Coen agreed to remain as the Buccaneers offensive coordinator on Wednesday, in part because he decided going to Jacksonville to be the head coach with Trent Baalke as the general manager didn’t appeal to him. 

To keep Coen, the Bucs and their offensive coordinator struck a verbal agreement that would make Coen among the highest paid coordinators in the NFL. The deal was signed off on by the Glazers, who own the Buccaneers.

It was a three-year agreement, and it was well known within the Bucs facility because Coen spoke to multiple assistants and even players, and told him he was staying. The deal to stay, by the way, was contingent on Coen agreeing not to continue speaking with the Jaguars.

Crisis averted in Tampa, right?

Nope.

Shad Khan Made Another Run At Coen

Coen was supposed to sign his new deal late Wednesday. He didn’t.

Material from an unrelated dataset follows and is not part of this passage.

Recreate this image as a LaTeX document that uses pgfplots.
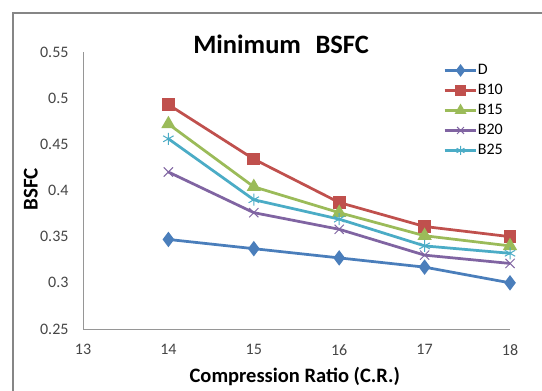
\documentclass[border=0pt]{standalone}
\usepackage{fontspec}
\setmainfont{Carlito}
\usepackage{pgfplots}
\pgfplotsset{compat=1.18}
\definecolor{cD}{HTML}{4A7EBB}
\definecolor{cB10}{HTML}{C0504D}
\definecolor{cB15}{HTML}{9BBB59}
\definecolor{cB20}{HTML}{8064A2}
\definecolor{cB25}{HTML}{4BACC6}
\definecolor{frame}{RGB}{134,134,134}
\definecolor{axln}{RGB}{150,150,150}
\definecolor{tick}{RGB}{70,70,70}
\begin{document}
\begin{tikzpicture}[x=1bp,y=1bp]
\path[use as bounding box] (0,0) rectangle (542,390);
\fill[white] (0,0) rectangle (542,390);
\draw[frame, line width=1.2bp] (13,-20) -- (13,377) -- (600,377);
\begin{axis}[
  at={(83bp,61bp)}, anchor=south west,
  scale only axis, width=427bp, height=277bp,
  xmin=13, xmax=18, ymin=0.25, ymax=0.55,
  xtick={13,14,15,16,17,18},
  ytick={0.25,0.3,0.35,0.4,0.45,0.5,0.55},
  yticklabels={0.25,0.3,0.35,0.4,0.45,0.5,0.55},
  axis x line=bottom, axis y line=left,
  axis line style={-, draw=axln, line width=1bp},
  major tick length=0pt,
  tick label style={font=\fontsize{16bp}{18bp}\selectfont, text=tick},
  /pgf/number format/assume math mode=true,
  xticklabel style={yshift=-12bp},
  yticklabel style={xshift=-11bp},
  title={\textbf{Minimum\hspace{0.55em}BSFC}},
  title style={at={(rel axis cs:0.464,1.007)}, anchor=center, font=\fontsize{26.5bp}{30bp}\selectfont},
  xlabel={\textbf{Compression Ratio (C.R.)}},
  xlabel style={at={(rel axis cs:0.496,-0.17)}, anchor=center, font=\fontsize{20.5bp}{24bp}\selectfont},
  ylabel={\textbf{BSFC}},
  ylabel style={at={(rel axis cs:-0.122,0.504)}, anchor=center, font=\fontsize{21bp}{24bp}\selectfont},
  clip=false,
  every axis plot/.append style={line width=2.75bp},
  legend style={draw=none, fill=none, at={(rel axis cs:0.843,0.962)}, anchor=north west,
    inner sep=0pt, font=\fontsize{16bp}{18bp}\selectfont, row sep=4.5bp,
    nodes={inner sep=1bp, text height=11bp, text depth=2.5bp}},
  legend cell align=left,
  legend image code/.code={\draw[mark repeat=2,mark phase=2,#1,every mark/.append style={scale=0.75}] plot coordinates {(0bp,0bp) (16bp,0bp) (31bp,0bp)};},
]
\addplot[cD, mark=diamond*, mark size=5.5bp, mark options={solid}] coordinates {(14,0.347) (15,0.337) (16,0.327) (17,0.317) (18,0.300)};
\addlegendentry{D}
\addplot[cB10, mark=square*, mark size=5bp] coordinates {(14,0.493) (15,0.434) (16,0.387) (17,0.361) (18,0.350)};
\addlegendentry{B10}
\addplot[cB15, mark=triangle*, mark size=5.5bp] coordinates {(14,0.472) (15,0.404) (16,0.376) (17,0.351) (18,0.340)};
\addlegendentry{B15}
\addplot[cB20, mark=x, mark size=6.5bp, mark options={line width=1bp}] coordinates {(14,0.420) (15,0.376) (16,0.358) (17,0.330) (18,0.321)};
\addlegendentry{B20}
\addplot[cB25, mark=asterisk, mark size=6bp, mark options={line width=1bp}] coordinates {(14,0.456) (15,0.390) (16,0.369) (17,0.340) (18,0.332)};
\addlegendentry{B25}
\end{axis}
\end{tikzpicture}
\end{document}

He was supposed to sign his new deal on Thursday. But no one could find him, and he wasn’t taking anyone’s phone calls.

Seems Jacksonville owner Shad Khan, who decided he wanted Coen so much he fired Baalke on Wednesday afternoon, was making another run at Coen. He called Coen after the firing and asked to meet with him.

Coen, who agreed to the Tampa Bay deal but had not signed it, then flew to Jacksonville to meet with Khan. And no one within the Buccaneers’ organization knew it. The Bucs thought they had secured their offensive coordinator with a juiced up contract.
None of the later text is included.